– Вы говорите, будто такая же, как ваш двор?

– Да, та-то, говорят, и побольше будет. Изба-то воистину дворец в два этажа.

– Ну, вот не стал вдаваться в дискуссию о размерах «дворца» Воронов. – Князю такое не поднять.

– Так он и не сам строил. Говорят, мужиков откуда-то привозили ему, – пояснила Нателла.

По взгляду Ирмы Воронов понял, что она об этом слышит впервые.

– Сама-то я, конечно, не видела, – продолжала Нателла, – это ведь давно было, уж и не скажу – когда. Но так люди сказывали.

– А ты мне не говорила, баба, – почти обиженно сказала Ирма.

– Ну, уж и не помню. Может, ты вообще уснула посреди рассказа…

– Ну, и что эта заимка? Что Клевцов-то сказал? – вернулся к главной теме Воронов.

– Клевцов-то? А так, я же дороги-то не знала тогда. А то, что взрослый мужчина меня провожает, было приятно. Вот я и давай выдумывать причины, чтобы не рассказывать то, чего не знаю.

– Почему так ему и не сказала, дескать, не знаю.

– Так он бы и провожать перестал, – улыбнулась Ирма.

– Согласен, – улыбнулся в ответ Воронов. – Ну, а еще что ты рассказывала про заимку?

– Да я больше-то выдумывала. Вспоминала, что баба рассказывала, и сама додумывала.

– В таком случае слово вам, – посмотрел Воронов на Нателлу.

– Да, мое-то слово тоже недолгим будет. Недолгим и будет оно повторением, не больше.

Видя явное нежелание говорить, Воронов вновь обострил обстановку:

– Вы, Нателла Иосифовна, имейте в виду, что я не из праздного любопытства спрашиваю. Напомню, что перед смертью…

– Да, помню я, помню, – отмахнулась Нателла. – Мы с ребятами эту заимку много раз искать принимались. Хоть и война, да мы-то об этом мало понимали. Взрослые тревожились, а мы – что! Игрались все. Мы ведь точно так же у костра-то сиживали, друг другу истории рассказывали. Вот я как-то про заимку начала, а кто-то вдруг в рассказ влез, давай еще что-то рассказывать. Может, правду говорил, может, врал, не знаю. Потом еще кто-то заговорил. В общем, стало нам всем интересно, и решили мы ее найти. Как-то поутру и отправились дорогу искать, да ничего не нашли. Ну, и не каждый день бегать-то получалось. Все-таки война, на поле через день да каждый день выводили, по деревне работы. Городские-то в деревне только что рассуждать да учить любят, а так-то болтаются как кила.
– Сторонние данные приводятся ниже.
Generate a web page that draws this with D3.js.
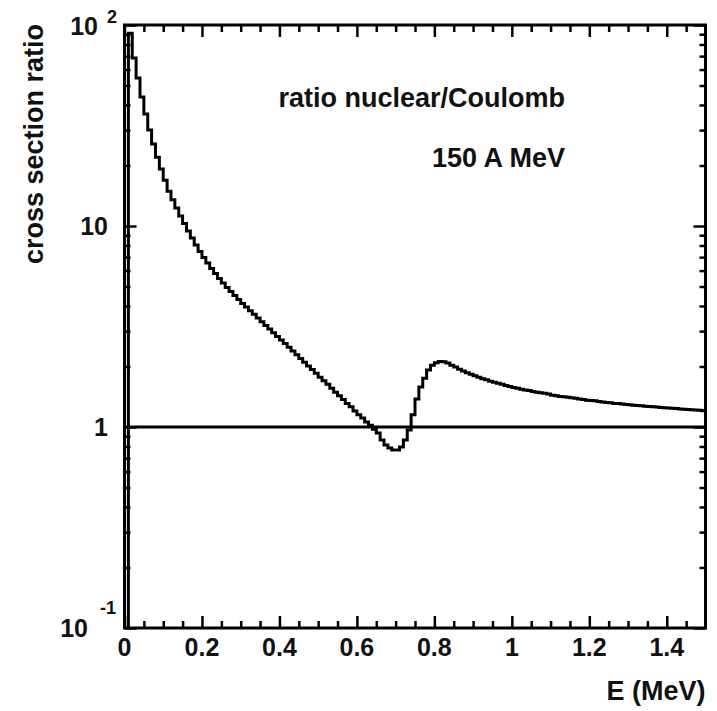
<!DOCTYPE html>
<html lang="en">
<head>
<meta charset="utf-8">
<title>cross section ratio</title>
<script src="https://cdn.jsdelivr.net/npm/d3@7"></script>
<style>
  body { margin: 0; background: #fff; }
  text { font-family: "Liberation Sans", Arial, Helvetica, sans-serif; font-weight: bold; fill: #111; }
</style>
</head>
<body>
<script>
// histogram of nuclear/Coulomb ratio, 0.01 MeV bins starting at 0
var binWidth = 0.01;
var ratio = [
  0.05, 91, 68.5, 54.5, 43.8, 36.1, 30.0, 25.6, 22.0, 19.2,
  16.9, 14.9, 13.5, 12.3, 11.2, 10.3, 9.44, 8.71, 8.04, 7.47,
  6.97, 6.55, 6.15, 5.80, 5.48, 5.21, 4.94, 4.72, 4.51, 4.31,
  4.12, 3.95, 3.79, 3.64, 3.49, 3.34, 3.20, 3.07, 2.94, 2.82,
  2.71, 2.60, 2.49, 2.39, 2.29, 2.19, 2.10, 2.01, 1.93, 1.85,
  1.77, 1.70, 1.63, 1.56, 1.49, 1.43, 1.37, 1.31, 1.26, 1.20,
  1.15, 1.11, 1.06, 1.02, 0.975, 0.934, 0.862, 0.814, 0.786, 0.768,
  0.768, 0.795, 0.862, 0.966, 1.15, 1.38, 1.58, 1.75, 1.92, 2.03,
  2.09, 2.12, 2.11, 2.08, 2.03, 1.99, 1.94, 1.90, 1.86, 1.83,
  1.80, 1.77, 1.74, 1.72, 1.69, 1.67, 1.65, 1.63, 1.61, 1.59,
  1.57, 1.56, 1.54, 1.53, 1.52, 1.50, 1.49, 1.48, 1.47, 1.46,
  1.44, 1.43, 1.42, 1.415, 1.405, 1.40, 1.39, 1.38, 1.37, 1.36,
  1.355, 1.35, 1.34, 1.33, 1.325, 1.32, 1.31, 1.31, 1.30, 1.295,
  1.29, 1.284, 1.278, 1.274, 1.27, 1.265, 1.26, 1.256, 1.252, 1.247,
  1.243, 1.239, 1.235, 1.23, 1.226, 1.222, 1.218, 1.214, 1.21, 1.205
];
var refLevel = 1;

var xMajor = [0, 0.2, 0.4, 0.6, 0.8, 1, 1.2, 1.4];
var xMajorLabels = ["0", "0.2", "0.4", "0.6", "0.8", "1", "1.2", "1.4"];
var xMinor = [0.05, 0.1, 0.15, 0.25, 0.3, 0.35, 0.45, 0.5, 0.55, 0.65, 0.7, 0.75,
              0.85, 0.9, 0.95, 1.05, 1.1, 1.15, 1.25, 1.3, 1.35, 1.45];
var yDecades = [0.1, 1, 10, 100];
var yMinor = [0.2, 0.3, 0.4, 0.5, 0.6, 0.7, 0.8, 0.9,
              2, 3, 4, 5, 6, 7, 8, 9,
              20, 30, 40, 50, 60, 70, 80, 90];

var width = 717;
var height = 711;
var pL = 124.5, pR = 705.5, pT = 25, pB = 628;

var svg = d3.select("body")
  .append("svg")
  .attr("width", width)
  .attr("height", height);

var x = d3.scaleLinear().domain([0, 1.5]).range([pL, pR]);
var y = d3.scaleLog().domain([0.1, 100]).range([pB, pT]);

svg.append("clipPath").attr("id", "plot")
  .append("rect")
  .attr("x", pL).attr("y", pT)
  .attr("width", pR - pL).attr("height", pB - pT);

// step histogram
var pts = ratio.map(function(v, i) { return [i * binWidth, v]; });
pts.push([ratio.length * binWidth, ratio[ratio.length - 1]]);

var line = d3.line()
  .x(function(d) { return x(d[0]); })
  .y(function(d) { return y(d[1]); })
  .curve(d3.curveStepAfter);

svg.append("path")
  .attr("clip-path", "url(#plot)")
  .attr("d", line(pts))
  .attr("fill", "none")
  .attr("stroke", "#000")
  .attr("stroke-width", 3);

svg.append("line")
  .attr("x1", x(0)).attr("x2", x(1.5))
  .attr("y1", y(refLevel)).attr("y2", y(refLevel))
  .attr("stroke", "#000")
  .attr("stroke-width", 3);

// ticks, all pointing inward
function axisTicks(axis, pos, vals, size) {
  svg.append("g")
    .attr("transform", pos)
    .call(axis.tickValues(vals).tickSize(size).tickFormat(""))
    .call(function(g) { g.select(".domain").remove(); })
    .selectAll("line").attr("stroke", "#000").attr("stroke-width", 2.5);
}
axisTicks(d3.axisBottom(x), "translate(0," + pB + ")", xMajor, -12);
axisTicks(d3.axisBottom(x), "translate(0," + pB + ")", xMinor, -7);
axisTicks(d3.axisTop(x), "translate(0," + pT + ")", xMajor, -12);
axisTicks(d3.axisTop(x), "translate(0," + pT + ")", xMinor, -7);
axisTicks(d3.axisLeft(y), "translate(" + pL + ",0)", yDecades, -12);
axisTicks(d3.axisLeft(y), "translate(" + pL + ",0)", yMinor, -6);
axisTicks(d3.axisRight(y), "translate(" + pR + ",0)", yDecades, -12);
axisTicks(d3.axisRight(y), "translate(" + pR + ",0)", yMinor, -6);

svg.append("rect")
  .attr("x", pL).attr("y", pT)
  .attr("width", pR - pL).attr("height", pB - pT)
  .attr("fill", "none")
  .attr("stroke", "#000")
  .attr("stroke-width", 3);

// x tick labels
svg.append("g").selectAll("text")
  .data(xMajor)
  .enter().append("text")
  .attr("x", function(d) { return x(d); })
  .attr("y", pB + 28)
  .attr("text-anchor", "middle")
  .style("font-size", "25px")
  .text(function(d, i) { return xMajorLabels[i]; });

// y tick labels (10 with raised exponent)
var yl = svg.append("g").style("font-size", "25px");
yl.append("text").attr("x", 88).attr("y", y(0.1) + 9).attr("text-anchor", "end").text("10");
yl.append("text").attr("x", 100).attr("y", y(0.1) - 14).style("font-size", "18px").text("-1");
yl.append("text").attr("x", 108).attr("y", y(1) + 9).attr("text-anchor", "end").text("1");
yl.append("text").attr("x", 108).attr("y", y(10) + 9).attr("text-anchor", "end").text("10");
yl.append("text").attr("x", 98).attr("y", y(100) + 10).attr("text-anchor", "end").text("10");
yl.append("text").attr("x", 107).attr("y", y(100) - 2).style("font-size", "18px").text("2");

// axis titles
svg.append("text")
  .attr("transform", "translate(43," + 144 + ") rotate(-90)")
  .attr("text-anchor", "middle")
  .style("font-size", "27px")
  .text("cross section ratio");

svg.append("text")
  .attr("x", pR).attr("y", 700)
  .attr("text-anchor", "end")
  .style("font-size", "27px")
  .text("E (MeV)");

svg.append("text")
  .attr("x", 565).attr("y", 107)
  .attr("text-anchor", "end")
  .style("font-size", "27px")
  .text("ratio nuclear/Coulomb");

svg.append("text")
  .attr("x", 565).attr("y", 167)
  .attr("text-anchor", "end")
  .style("font-size", "27px")
  .text("150 A MeV");
</script>
</body>
</html>
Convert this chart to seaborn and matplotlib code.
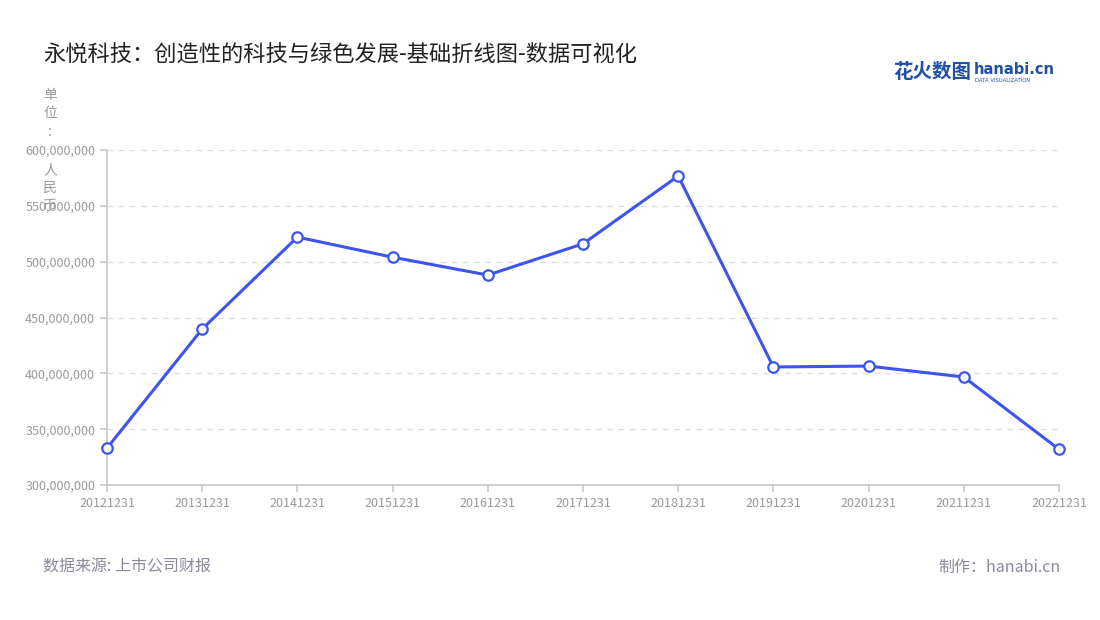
import matplotlib
matplotlib.use('Agg')
from matplotlib import pyplot as plt
from matplotlib.ticker import FuncFormatter
import pandas as pd
import seaborn as sns

years = ['20121231', '20131231', '20141231', '20151231', '20161231', '20171231',
         '20181231', '20191231', '20201231', '20211231', '20221231']
revenue = [333000000, 439700000, 522000000, 504000000, 488000000, 516000000,
           576700000, 405700000, 406500000, 396700000, 332000000]
y_ticks = [300000000, 350000000, 400000000, 450000000, 500000000, 550000000, 600000000]
unit_chars = ['单', '位', ':', '人', '民', '币']

df = pd.DataFrame({'year': years, 'revenue': revenue})
df['pos'] = range(len(years))

sns.set_theme(style='white')
plt.rcParams['font.family'] = ['Noto Sans CJK SC', 'DejaVu Sans']

fig = plt.figure(figsize=(11, 6.2), dpi=100)
ax = fig.add_axes([107 / 1100, 1 - 485 / 620, (1059 - 107) / 1100, (485 - 150) / 620])

sns.lineplot(data=df, x='pos', y='revenue', ax=ax, color='#3b55ee', linewidth=2.2,
             marker='o', markersize=7.5, markerfacecolor='white',
             markeredgecolor='#3b55ee', markeredgewidth=1.6, clip_on=False, zorder=5)

ax.set_xlim(0, len(years) - 1)
ax.set_ylim(300000000, 600000000)
ax.set_xticks(df['pos'])
ax.set_xticklabels(years)
ax.set_yticks(y_ticks)
ax.yaxis.set_major_formatter(FuncFormatter(lambda v, p: f'{int(v):,}'))
ax.set_xlabel('')
ax.set_ylabel('')

ax.grid(axis='y', color='#dddddd', linestyle=(0, (4, 4)), linewidth=1)
ax.grid(axis='x', visible=False)
for s in ['top', 'right']:
    ax.spines[s].set_visible(False)
for s in ['left', 'bottom']:
    ax.spines[s].set_color('#c8c8c8')
    ax.spines[s].set_linewidth(1.2)
ax.tick_params(axis='both', colors='#c8c8c8', labelcolor='#999999', labelsize=9,
               length=5, width=1.2, direction='out', left=True, bottom=True)

fig.text(43 / 1100, 1 - 55 / 620, '永悦科技：创造性的科技与绿色发展-基础折线图-数据可视化',
         fontsize=16, color='#222222', va='center', ha='left')

# vertical unit label, one character per row as in the original
unit_y = [95, 113, 132, 170, 188, 206]
for ch, yy in zip(unit_chars, unit_y):
    fig.text(50 / 1100, 1 - yy / 620, ch, fontsize=10, color='#999999',
             ha='center', va='center')

fig.text(893 / 1100, 1 - 72 / 620, '花火数图', fontsize=14, color='#1f4fa8',
         fontweight='bold', ha='left', va='center')
fig.text(974 / 1100, 1 - 69 / 620, 'hanabi.cn', fontsize=10.5, color='#1f4fa8',
         fontweight='bold', ha='left', va='center', family=['DejaVu Sans'])
fig.text(975 / 1100, 1 - 80 / 620, 'DATA VISUALIZATION', fontsize=3.8, color='#1f4fa8',
         ha='left', va='center', family=['DejaVu Sans'])

fig.text(43 / 1100, 1 - 567 / 620, '数据来源: 上市公司财报', fontsize=11.5, color='#8a8a9a',
         ha='left', va='center')
fig.text(1061 / 1100, 1 - 567 / 620, '制作：hanabi.cn', fontsize=11.5, color='#8a8a9a',
         ha='right', va='center')

fig.savefig('out.png', dpi=100, facecolor='white')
Бабка спохватилась, глянула на Воронова, перекрестила рот.

– Ну, еще как-то собрались, но снова ничего не нашли. В общем, оставили мы эту заимку, другие развлечения ведь есть. А один мальчонка из ленинградских все выспрашивал-выспрашивал про эту заимку. Над ним уж и посмеиваться стали. Мол, умом так тронешься. И вот как-то вечером, поздно уже, появляется он возле костра. Не помню уж, видела я его днем или нет, а вечером его поначалу точно не было. Я точно помню, потому как симпатию к нему имела, – едва улыбнулась Нателла. – Появился, значит, и рассказывает про эту самую заимку. И рассказывает так ладно, что все заслушались, когда он про дом рассказывал. Дескать, забор там такой же, как в любом нашем дворе, а изба совсем не такая, необычная, в общем! Мол, первый этаж из камня выложен и высоко поставлен. Метра два с лишком от земли, да и сам высоченный. А второй этаж уже деревянный, но не так, как у нас из бревен скатан, а дощатый. И внутри тоже деревом обшит, но уже, мол, с украшениями какими-то.

Воронов смотрел на Нателлу так внимательно, что она смутилась.

– Ну, чего смотришь! Я ведь только повторяю то, что он говорил. Мы, конечно, смеяться начали: мол, ври дальше. А он и дальше точно так же гладко, как по писаному, рассказывает, какие там комнаты, какие лестницы, даже посуда, говорит, стоит в шкапчике. Ну, закончил он рассказ, все дальше смеяться: мол, завтра веди нас туда. Он говорит: а и пойдем очень даже просто. Только, говорит, дрын надо с собой взять каждому парню, потому что там, наверное, много собак, потому что он все время лай слышал. Ну, тут снова кто-то насмехаться начал, а мальчонка-то и говорит: вот завтра и проверим.